L’opinion tenaillée par l’idéologie xénophobe ne rechigne pas à l’accueil des réfugiés même si c’est parfois au travers d’un différentialisme pas acceptable entre Ukrainiens et les autres. 

L’Europe ne se divise pas même si les désaccords sont toujours là.

Dans cette grande confrontation, la Gauche a ou doit, au-delà de la Présidentielle, avoir son mot à dire. Elle est indispensable car c’est la seule force qui défend la démocratie contre l’illibéralisme et le tout marché. Je crois dans ces moments décisifs en la naissance d’une Gauche sociale-démocrate défendant la démocratie contre la barbarie et l'intégrité humaine dans les défis économiques, écologiques et numériques de ce siècle. 

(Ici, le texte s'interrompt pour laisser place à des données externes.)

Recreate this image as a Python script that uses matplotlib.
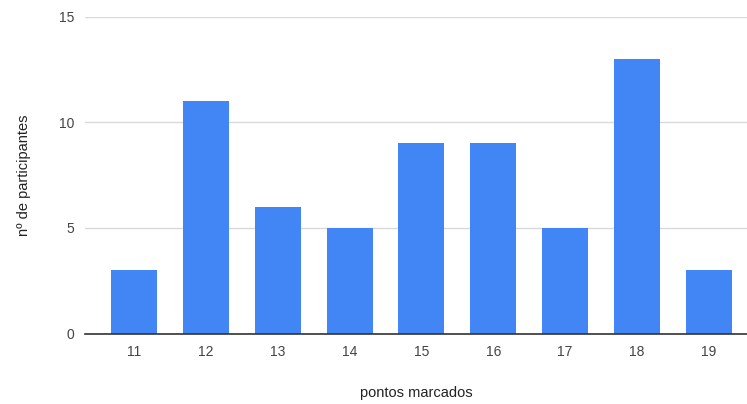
import numpy as np
import matplotlib.pyplot as plt

pontos = ["11", "12", "13", "14", "15", "16", "17", "18", "19"]
participantes = [3, 11, 6, 5, 9, 9, 5, 13, 3]
y_ticks = [0, 5, 10, 15]

plt.rcParams["font.family"] = ["Liberation Sans", "DejaVu Sans"]

fig = plt.figure(figsize=(7.47, 4.04), dpi=100)
ax = fig.add_axes([0.1138, 0.1745, 0.8862, 0.7845])

x = np.arange(len(pontos))
ax.bar(x, participantes, width=0.64, color="#4285f4", zorder=3)

ax.set_xlim(-0.68, len(pontos) - 1 + 0.53)
ax.set_ylim(0, 15)
ax.set_xticks(x, labels=pontos)
ax.set_yticks(y_ticks)
ax.yaxis.grid(True, color="#d9d9d9", linewidth=1, zorder=0)
ax.axhline(0, color="#333333", linewidth=1.2, zorder=4, clip_on=False)

for side in ["top", "right", "left", "bottom"]:
    ax.spines[side].set_visible(False)
ax.tick_params(axis="both", length=0, labelsize=10, colors="#444444")
ax.tick_params(axis="x", pad=8)
ax.tick_params(axis="y", pad=8)

ax.set_xlabel("pontos marcados", fontsize=10.5, color="#222222", labelpad=20)
ax.set_ylabel("nº de participantes", fontsize=10.5, color="#222222", labelpad=20)

plt.savefig("out.png", dpi=100)
plt.close(fig)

Il ne s'agit pas de refaire le Monde mais « d’éviter qu’il ne se défasse », disait Camus lors de son discours pour le prix Nobel. Éviter que la démocratie ne se défasse par la dictature ou le marché ; faire en sorte que l’humanité surmonte ses défis, ses démons dont la barbarie climatique n’est pas la dernière ; oui, faire advenir un autre monde surmontant la logique de la barbarie. 

Dans les brumes, il y a des énergies qui donnent de l’espoir.